== GOAL ==
From the line with "Write the matplotlib code for this chart." to the line with "2, 2, 1, 2, 2, 2, 2, 2]", both included, repeat each line exactly and leave out the pictures.

== GIVEN INFORMATION ==
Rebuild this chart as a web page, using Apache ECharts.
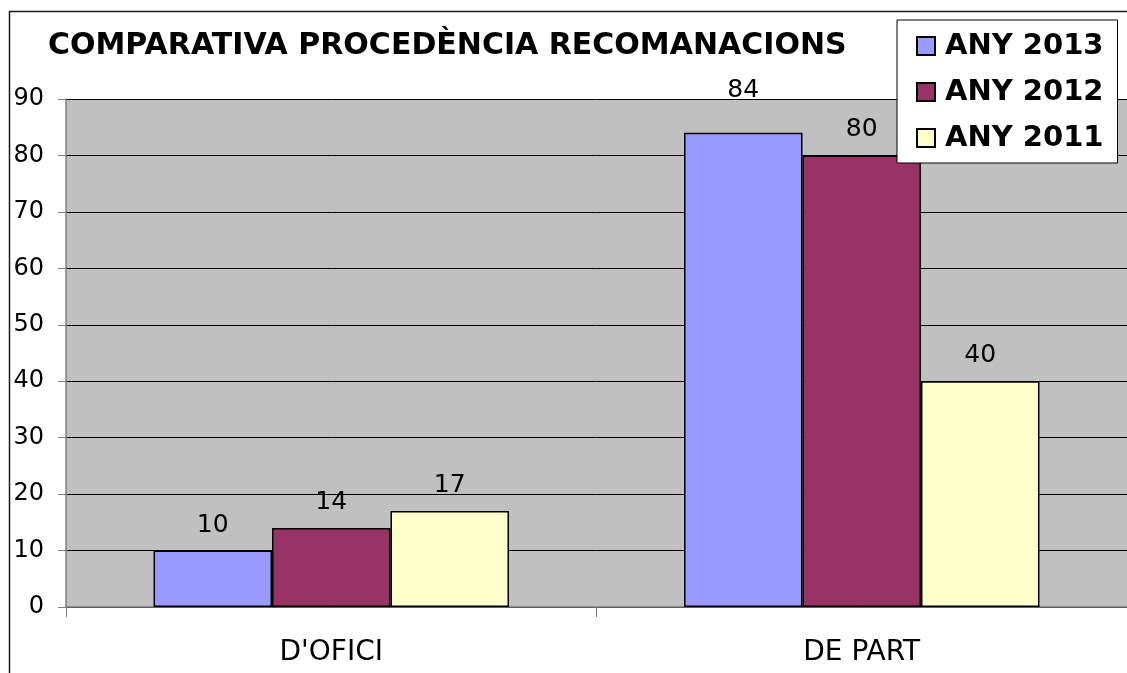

---

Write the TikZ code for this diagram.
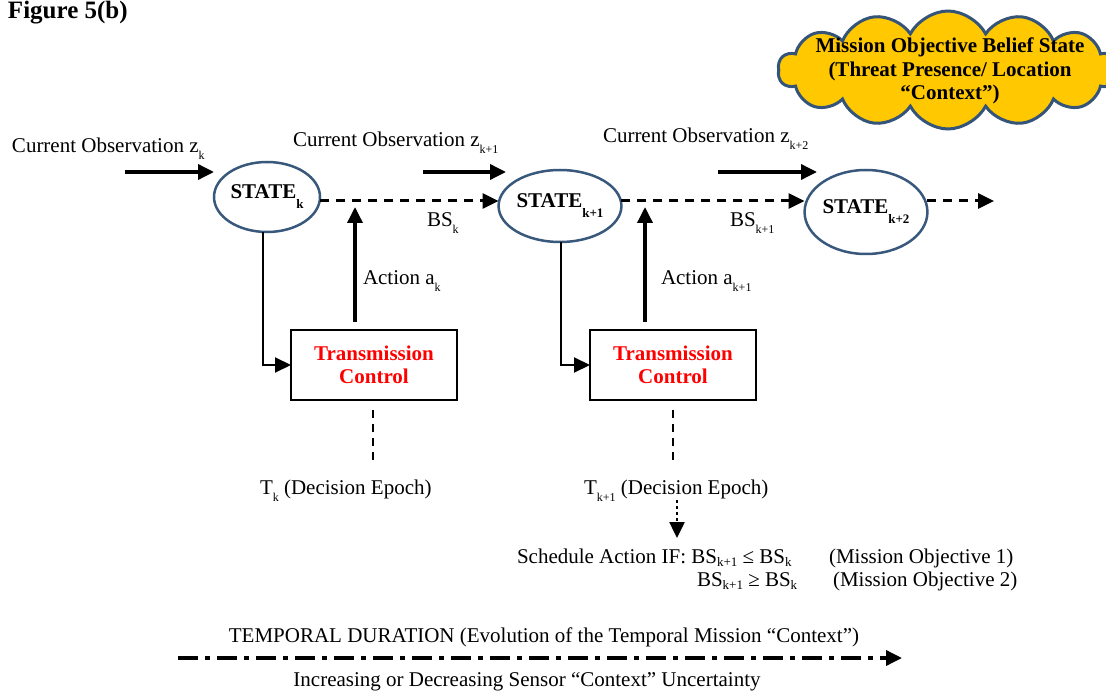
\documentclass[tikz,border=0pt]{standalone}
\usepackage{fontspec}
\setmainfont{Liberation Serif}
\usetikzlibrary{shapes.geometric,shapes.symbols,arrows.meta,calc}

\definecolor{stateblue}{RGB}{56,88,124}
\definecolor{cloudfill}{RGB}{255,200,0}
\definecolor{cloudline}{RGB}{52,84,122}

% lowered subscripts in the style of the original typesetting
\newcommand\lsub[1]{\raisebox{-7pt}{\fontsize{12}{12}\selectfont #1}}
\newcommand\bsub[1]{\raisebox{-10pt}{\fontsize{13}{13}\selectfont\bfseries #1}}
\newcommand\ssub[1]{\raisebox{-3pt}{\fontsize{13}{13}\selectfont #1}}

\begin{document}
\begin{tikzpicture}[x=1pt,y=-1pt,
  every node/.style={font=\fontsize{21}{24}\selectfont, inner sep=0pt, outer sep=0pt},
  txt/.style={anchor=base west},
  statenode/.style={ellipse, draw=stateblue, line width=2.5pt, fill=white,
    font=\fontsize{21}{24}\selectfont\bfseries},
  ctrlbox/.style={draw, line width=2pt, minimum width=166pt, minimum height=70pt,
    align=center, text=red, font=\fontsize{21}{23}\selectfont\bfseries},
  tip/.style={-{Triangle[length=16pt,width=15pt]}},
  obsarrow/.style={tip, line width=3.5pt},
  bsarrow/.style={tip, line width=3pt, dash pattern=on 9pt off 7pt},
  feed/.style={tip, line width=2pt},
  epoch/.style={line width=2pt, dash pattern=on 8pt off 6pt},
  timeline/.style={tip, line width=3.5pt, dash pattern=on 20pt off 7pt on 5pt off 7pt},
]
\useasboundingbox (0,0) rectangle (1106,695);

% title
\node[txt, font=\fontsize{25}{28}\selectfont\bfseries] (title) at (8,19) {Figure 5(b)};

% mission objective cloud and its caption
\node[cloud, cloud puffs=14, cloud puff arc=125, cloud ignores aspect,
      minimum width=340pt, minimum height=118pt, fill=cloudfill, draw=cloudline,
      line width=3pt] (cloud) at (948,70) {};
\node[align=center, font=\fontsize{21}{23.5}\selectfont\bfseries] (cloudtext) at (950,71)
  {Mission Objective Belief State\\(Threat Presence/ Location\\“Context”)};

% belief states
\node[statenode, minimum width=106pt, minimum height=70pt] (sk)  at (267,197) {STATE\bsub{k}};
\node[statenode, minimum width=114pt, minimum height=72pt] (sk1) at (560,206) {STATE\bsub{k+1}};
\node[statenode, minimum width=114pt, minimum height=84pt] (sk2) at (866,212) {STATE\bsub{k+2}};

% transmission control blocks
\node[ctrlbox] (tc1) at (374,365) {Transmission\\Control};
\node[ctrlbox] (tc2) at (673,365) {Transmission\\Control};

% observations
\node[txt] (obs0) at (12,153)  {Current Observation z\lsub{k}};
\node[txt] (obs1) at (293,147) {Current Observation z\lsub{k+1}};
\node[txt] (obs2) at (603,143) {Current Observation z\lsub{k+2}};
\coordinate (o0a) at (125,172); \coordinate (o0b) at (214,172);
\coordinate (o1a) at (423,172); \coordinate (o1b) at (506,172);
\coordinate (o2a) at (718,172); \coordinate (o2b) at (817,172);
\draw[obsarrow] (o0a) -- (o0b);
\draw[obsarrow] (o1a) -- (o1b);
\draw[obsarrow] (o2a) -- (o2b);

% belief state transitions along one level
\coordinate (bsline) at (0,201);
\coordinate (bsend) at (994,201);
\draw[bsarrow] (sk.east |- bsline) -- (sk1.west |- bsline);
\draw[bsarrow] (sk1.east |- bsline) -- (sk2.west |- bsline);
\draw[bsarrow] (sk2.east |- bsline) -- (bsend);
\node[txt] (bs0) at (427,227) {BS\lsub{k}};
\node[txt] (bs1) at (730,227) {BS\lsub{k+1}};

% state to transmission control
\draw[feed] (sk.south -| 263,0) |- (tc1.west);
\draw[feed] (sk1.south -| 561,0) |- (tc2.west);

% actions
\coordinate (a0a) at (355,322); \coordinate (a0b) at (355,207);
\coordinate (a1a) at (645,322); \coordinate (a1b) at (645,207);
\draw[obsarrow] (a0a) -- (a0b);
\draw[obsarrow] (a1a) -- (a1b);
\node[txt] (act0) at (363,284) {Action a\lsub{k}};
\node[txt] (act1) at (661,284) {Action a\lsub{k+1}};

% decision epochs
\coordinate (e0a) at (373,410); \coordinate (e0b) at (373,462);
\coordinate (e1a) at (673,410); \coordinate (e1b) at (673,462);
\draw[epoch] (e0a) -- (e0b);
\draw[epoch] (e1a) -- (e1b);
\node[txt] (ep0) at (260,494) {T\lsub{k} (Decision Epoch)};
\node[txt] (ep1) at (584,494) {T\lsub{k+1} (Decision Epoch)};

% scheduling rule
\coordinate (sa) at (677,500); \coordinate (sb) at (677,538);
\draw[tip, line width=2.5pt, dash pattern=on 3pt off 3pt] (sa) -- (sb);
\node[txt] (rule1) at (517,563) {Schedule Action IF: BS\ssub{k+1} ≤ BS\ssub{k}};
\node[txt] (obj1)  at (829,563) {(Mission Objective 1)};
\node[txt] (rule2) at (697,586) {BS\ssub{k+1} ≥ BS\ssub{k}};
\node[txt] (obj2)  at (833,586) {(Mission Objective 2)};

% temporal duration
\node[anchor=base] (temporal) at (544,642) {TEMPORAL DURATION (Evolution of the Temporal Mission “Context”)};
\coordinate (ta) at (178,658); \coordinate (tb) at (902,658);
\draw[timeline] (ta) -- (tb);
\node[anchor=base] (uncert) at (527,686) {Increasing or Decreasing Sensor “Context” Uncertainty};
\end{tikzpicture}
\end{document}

...

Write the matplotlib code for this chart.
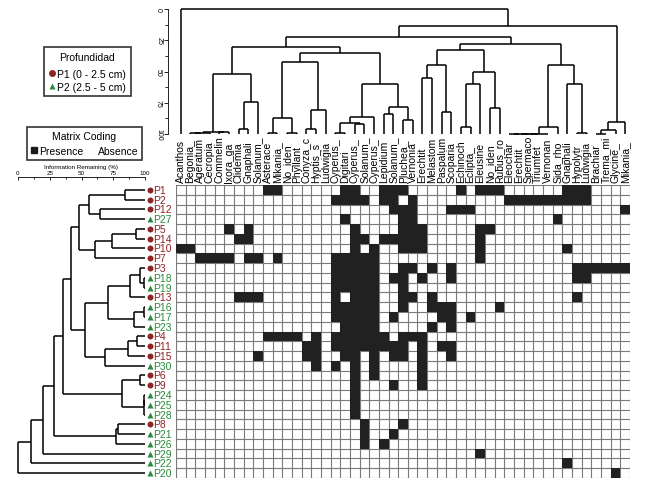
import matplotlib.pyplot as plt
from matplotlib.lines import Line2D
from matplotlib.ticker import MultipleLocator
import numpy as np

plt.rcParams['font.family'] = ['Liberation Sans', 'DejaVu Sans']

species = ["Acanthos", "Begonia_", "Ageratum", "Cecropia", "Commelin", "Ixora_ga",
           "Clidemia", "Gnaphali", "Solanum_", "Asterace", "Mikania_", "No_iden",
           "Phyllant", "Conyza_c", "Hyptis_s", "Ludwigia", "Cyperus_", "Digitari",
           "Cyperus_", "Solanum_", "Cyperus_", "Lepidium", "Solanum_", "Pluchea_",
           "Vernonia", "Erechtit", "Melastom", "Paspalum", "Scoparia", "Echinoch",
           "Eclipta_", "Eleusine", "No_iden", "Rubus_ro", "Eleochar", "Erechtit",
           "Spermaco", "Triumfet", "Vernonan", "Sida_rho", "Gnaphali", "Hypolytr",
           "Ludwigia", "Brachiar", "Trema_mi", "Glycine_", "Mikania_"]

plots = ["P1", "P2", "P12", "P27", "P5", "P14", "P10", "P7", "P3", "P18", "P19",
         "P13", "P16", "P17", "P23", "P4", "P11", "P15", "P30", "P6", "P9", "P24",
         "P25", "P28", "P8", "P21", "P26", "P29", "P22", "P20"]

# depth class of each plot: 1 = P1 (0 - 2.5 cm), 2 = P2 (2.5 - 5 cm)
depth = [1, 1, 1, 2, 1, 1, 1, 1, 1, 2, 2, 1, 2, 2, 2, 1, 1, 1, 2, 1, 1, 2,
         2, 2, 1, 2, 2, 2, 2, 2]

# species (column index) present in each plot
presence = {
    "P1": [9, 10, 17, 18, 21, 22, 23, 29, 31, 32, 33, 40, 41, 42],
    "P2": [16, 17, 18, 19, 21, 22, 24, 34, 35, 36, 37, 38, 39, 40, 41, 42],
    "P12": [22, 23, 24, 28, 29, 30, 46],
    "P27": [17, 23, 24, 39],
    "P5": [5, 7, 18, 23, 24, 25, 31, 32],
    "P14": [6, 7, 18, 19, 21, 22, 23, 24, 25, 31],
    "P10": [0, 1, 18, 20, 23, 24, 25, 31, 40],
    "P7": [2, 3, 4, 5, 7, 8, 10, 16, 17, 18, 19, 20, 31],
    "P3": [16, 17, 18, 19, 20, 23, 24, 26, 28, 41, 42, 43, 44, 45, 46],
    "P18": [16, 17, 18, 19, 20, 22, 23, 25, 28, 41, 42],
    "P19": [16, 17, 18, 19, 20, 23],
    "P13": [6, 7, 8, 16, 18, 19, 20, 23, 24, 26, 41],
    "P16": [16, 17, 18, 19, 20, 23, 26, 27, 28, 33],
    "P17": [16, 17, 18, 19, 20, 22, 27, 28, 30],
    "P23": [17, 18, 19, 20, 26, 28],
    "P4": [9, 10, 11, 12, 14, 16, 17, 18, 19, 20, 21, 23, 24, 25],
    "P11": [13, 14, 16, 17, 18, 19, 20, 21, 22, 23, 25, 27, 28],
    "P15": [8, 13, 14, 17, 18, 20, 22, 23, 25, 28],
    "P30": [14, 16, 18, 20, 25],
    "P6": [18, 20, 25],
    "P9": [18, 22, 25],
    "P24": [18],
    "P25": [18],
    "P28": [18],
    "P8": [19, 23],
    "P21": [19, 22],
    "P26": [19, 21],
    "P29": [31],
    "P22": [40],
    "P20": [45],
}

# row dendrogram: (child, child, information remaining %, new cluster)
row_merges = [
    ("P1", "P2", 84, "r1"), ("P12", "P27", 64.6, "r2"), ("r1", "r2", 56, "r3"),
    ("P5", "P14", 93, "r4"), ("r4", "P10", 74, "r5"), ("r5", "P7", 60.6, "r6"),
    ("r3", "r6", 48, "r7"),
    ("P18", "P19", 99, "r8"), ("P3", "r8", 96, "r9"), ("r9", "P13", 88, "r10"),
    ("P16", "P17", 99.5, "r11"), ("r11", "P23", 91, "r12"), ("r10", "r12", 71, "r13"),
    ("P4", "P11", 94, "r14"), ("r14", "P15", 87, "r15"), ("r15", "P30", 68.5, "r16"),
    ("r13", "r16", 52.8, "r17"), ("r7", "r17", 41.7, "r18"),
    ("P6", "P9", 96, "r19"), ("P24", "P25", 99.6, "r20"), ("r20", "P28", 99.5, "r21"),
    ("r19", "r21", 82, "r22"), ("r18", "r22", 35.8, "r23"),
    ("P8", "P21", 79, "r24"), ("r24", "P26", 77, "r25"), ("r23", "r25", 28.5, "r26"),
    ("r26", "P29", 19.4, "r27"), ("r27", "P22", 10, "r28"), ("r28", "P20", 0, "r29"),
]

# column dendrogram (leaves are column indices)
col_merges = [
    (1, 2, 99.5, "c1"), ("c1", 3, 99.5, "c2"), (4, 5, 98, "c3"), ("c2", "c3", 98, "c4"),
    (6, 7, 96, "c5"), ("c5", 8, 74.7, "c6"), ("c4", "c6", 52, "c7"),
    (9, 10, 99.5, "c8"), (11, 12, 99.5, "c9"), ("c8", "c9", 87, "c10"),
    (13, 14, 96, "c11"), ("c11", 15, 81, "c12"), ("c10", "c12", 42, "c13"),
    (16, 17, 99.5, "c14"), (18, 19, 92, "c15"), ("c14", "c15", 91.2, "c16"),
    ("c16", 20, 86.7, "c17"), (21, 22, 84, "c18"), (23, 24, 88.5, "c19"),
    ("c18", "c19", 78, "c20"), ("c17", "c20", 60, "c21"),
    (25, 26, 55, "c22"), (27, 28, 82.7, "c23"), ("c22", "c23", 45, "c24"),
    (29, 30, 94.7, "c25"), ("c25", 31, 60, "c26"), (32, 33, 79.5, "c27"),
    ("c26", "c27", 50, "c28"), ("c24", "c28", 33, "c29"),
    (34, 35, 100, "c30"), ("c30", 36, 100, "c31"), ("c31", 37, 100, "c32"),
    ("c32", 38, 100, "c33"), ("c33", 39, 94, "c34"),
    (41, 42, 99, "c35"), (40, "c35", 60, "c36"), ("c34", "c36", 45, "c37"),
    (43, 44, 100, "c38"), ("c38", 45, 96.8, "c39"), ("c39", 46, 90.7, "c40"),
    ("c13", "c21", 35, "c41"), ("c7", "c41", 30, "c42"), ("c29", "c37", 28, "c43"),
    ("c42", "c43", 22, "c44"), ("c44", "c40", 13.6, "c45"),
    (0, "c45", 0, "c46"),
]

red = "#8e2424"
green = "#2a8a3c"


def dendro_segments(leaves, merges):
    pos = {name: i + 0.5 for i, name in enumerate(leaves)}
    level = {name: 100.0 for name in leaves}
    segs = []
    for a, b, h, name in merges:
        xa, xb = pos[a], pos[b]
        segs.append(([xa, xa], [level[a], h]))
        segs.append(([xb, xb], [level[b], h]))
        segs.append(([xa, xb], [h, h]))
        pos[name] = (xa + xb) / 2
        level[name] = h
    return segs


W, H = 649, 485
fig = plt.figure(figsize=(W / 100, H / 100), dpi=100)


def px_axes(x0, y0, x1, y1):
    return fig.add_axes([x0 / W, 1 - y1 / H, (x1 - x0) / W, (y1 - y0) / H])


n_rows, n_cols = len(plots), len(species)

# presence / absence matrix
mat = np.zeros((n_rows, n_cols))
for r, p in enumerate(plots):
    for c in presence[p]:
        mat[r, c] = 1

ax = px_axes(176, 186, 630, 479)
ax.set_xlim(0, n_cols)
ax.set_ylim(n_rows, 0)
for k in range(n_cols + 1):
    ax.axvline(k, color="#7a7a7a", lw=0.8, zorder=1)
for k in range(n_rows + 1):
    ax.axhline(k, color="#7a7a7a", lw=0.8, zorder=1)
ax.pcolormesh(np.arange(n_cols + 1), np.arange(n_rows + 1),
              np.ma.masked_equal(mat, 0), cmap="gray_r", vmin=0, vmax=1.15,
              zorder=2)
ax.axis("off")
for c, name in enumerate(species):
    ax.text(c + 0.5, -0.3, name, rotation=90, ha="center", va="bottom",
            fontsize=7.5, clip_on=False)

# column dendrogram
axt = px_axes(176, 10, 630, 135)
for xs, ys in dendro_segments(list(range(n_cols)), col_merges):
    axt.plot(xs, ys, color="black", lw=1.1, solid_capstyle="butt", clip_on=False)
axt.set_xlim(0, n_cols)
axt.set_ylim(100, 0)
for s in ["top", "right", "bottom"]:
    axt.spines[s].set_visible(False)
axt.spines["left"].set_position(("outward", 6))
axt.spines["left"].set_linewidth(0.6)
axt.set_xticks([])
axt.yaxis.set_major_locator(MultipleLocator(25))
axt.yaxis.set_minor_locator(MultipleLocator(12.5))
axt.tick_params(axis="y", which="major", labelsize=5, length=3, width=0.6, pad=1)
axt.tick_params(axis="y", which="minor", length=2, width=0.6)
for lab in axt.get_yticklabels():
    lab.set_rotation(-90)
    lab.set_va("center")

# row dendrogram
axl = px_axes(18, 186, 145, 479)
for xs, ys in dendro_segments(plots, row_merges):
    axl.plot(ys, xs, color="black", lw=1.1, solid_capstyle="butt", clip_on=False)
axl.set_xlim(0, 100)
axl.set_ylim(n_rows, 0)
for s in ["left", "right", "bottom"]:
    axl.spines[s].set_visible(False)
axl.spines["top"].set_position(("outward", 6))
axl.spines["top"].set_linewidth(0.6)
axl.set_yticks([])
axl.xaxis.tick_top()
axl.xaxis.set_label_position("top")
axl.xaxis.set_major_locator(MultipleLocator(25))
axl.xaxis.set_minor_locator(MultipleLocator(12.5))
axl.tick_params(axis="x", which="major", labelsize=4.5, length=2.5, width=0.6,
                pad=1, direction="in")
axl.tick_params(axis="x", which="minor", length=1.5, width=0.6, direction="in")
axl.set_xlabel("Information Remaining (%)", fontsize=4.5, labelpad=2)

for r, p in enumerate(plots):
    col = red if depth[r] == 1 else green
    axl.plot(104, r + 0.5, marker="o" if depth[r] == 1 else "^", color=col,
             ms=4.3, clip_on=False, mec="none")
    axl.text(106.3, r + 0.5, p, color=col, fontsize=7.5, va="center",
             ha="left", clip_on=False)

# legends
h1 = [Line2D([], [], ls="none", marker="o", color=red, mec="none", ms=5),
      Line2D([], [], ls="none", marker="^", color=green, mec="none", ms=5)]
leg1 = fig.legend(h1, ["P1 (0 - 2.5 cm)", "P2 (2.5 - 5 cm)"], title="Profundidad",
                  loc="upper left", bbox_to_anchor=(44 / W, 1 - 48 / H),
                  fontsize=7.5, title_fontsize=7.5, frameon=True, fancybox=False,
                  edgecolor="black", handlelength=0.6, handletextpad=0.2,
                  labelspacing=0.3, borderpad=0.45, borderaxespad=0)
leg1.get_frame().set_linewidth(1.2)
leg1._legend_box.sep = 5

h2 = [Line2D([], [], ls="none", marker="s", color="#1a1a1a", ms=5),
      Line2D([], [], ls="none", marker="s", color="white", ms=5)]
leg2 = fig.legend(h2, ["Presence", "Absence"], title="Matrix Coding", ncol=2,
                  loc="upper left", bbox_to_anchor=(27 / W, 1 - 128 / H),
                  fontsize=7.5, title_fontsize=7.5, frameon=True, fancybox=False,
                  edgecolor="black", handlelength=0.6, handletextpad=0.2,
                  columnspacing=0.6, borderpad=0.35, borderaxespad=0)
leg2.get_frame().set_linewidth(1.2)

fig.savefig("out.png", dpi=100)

== CORRECT RESPONSE ==
Write the matplotlib code for this chart.
import matplotlib.pyplot as plt
from matplotlib.lines import Line2D
from matplotlib.ticker import MultipleLocator
import numpy as np

plt.rcParams['font.family'] = ['Liberation Sans', 'DejaVu Sans']

species = ["Acanthos", "Begonia_", "Ageratum", "Cecropia", "Commelin", "Ixora_ga",
           "Clidemia", "Gnaphali", "Solanum_", "Asterace", "Mikania_", "No_iden",
           "Phyllant", "Conyza_c", "Hyptis_s", "Ludwigia", "Cyperus_", "Digitari",
           "Cyperus_", "Solanum_", "Cyperus_", "Lepidium", "Solanum_", "Pluchea_",
           "Vernonia", "Erechtit", "Melastom", "Paspalum", "Scoparia", "Echinoch",
           "Eclipta_", "Eleusine", "No_iden", "Rubus_ro", "Eleochar", "Erechtit",
           "Spermaco", "Triumfet", "Vernonan", "Sida_rho", "Gnaphali", "Hypolytr",
           "Ludwigia", "Brachiar", "Trema_mi", "Glycine_", "Mikania_"]

plots = ["P1", "P2", "P12", "P27", "P5", "P14", "P10", "P7", "P3", "P18", "P19",
         "P13", "P16", "P17", "P23", "P4", "P11", "P15", "P30", "P6", "P9", "P24",
         "P25", "P28", "P8", "P21", "P26", "P29", "P22", "P20"]

# depth class of each plot: 1 = P1 (0 - 2.5 cm), 2 = P2 (2.5 - 5 cm)
depth = [1, 1, 1, 2, 1, 1, 1, 1, 1, 2, 2, 1, 2, 2, 2, 1, 1, 1, 2, 1, 1, 2,
         2, 2, 1, 2, 2, 2, 2, 2]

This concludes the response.